L’abbandono del proprio ambiente da parte di un individuo è insieme anche un’espulsione dell’individuo da quell’ambiente.
L’altra faccia dell’ambivalenza, ovvero quella dell’eccezione non come rafforzamento ma come rottura della regola, si può esprimere anche come una spinta collettiva dell’ambiente affinché qualcuno ce la faccia. Affinché nessuno, un giorno, viva più così. “La non-riproduzione è dunque la forma singolare che può assumere un rifiuto collettivo della riproduzione. In assenza di aperta rivolta o di rivoluzione collettiva, è un grido sordo di protesta del corpo familiare di cui l’individuo diviene megafono e che assume su di sé, perché è il posto che gli è stato assegnato tra i suoi simili. Uno dei motori della non-riproduzione è dunque la volontà di giustizia, radicata nell’umiliazione subita e il desiderio di vendicarla, volontà di non ripetere la stessa vita di generazione in generazione”.
La transclasse è rifiuto del presente e affermazione del possibile. Nella passività generalizzata e nell’atomismo sociale in cui siamo sprofondati, la sua esistenza è da sola la prova della possibilità di un “altrimenti”. Parlare della non-riproduzione sociale a partire da essa non basta, tuttavia. Ciò di cui c’è bisogno è una politica degli affetti che comprenda questa analisi e reinventi il concetto di classe.
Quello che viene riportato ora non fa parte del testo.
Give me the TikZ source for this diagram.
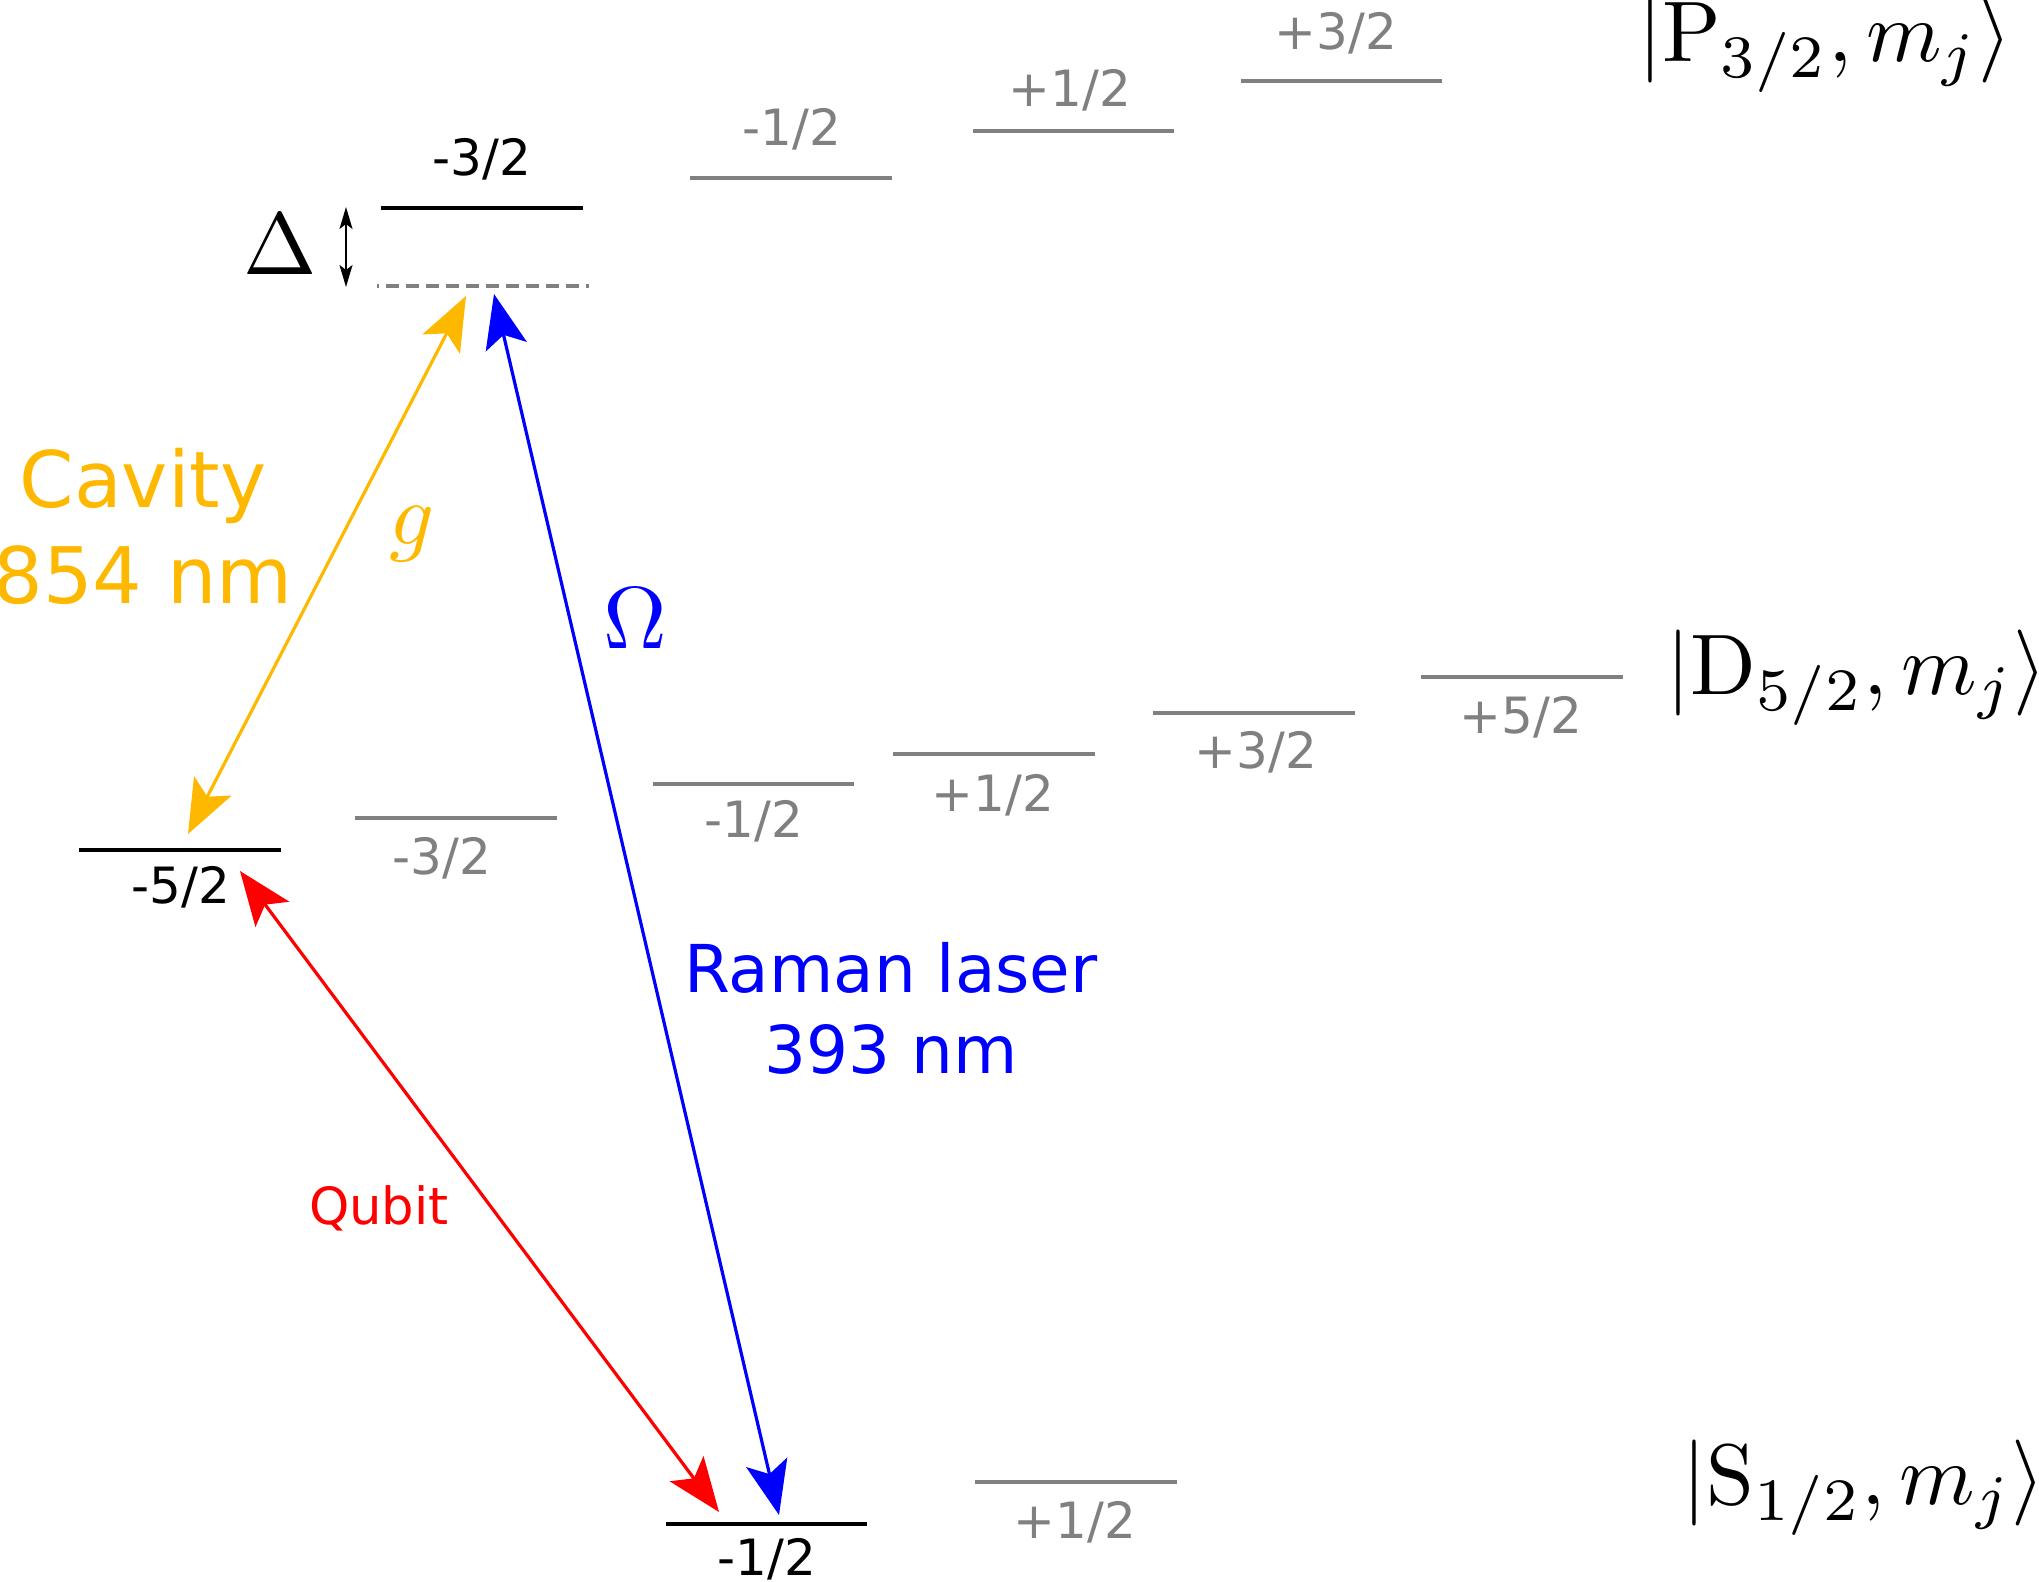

Poiché la salvezza non è mai individuale, ma sempre collettiva, la transclasse può essere motore per una ridiscussione dello stato di cose presenti, diventando a sua volta un modello a cui ispirarsi. E muovere, dunque, ad una conflittualità sociale. Quel che resta da sondare è il passaggio dall’una all’altra che, come vediamo nella differenza tra un Alfonsino e un Julien Sorel, non ha nulla di meccanico, ma è determinato politicamente.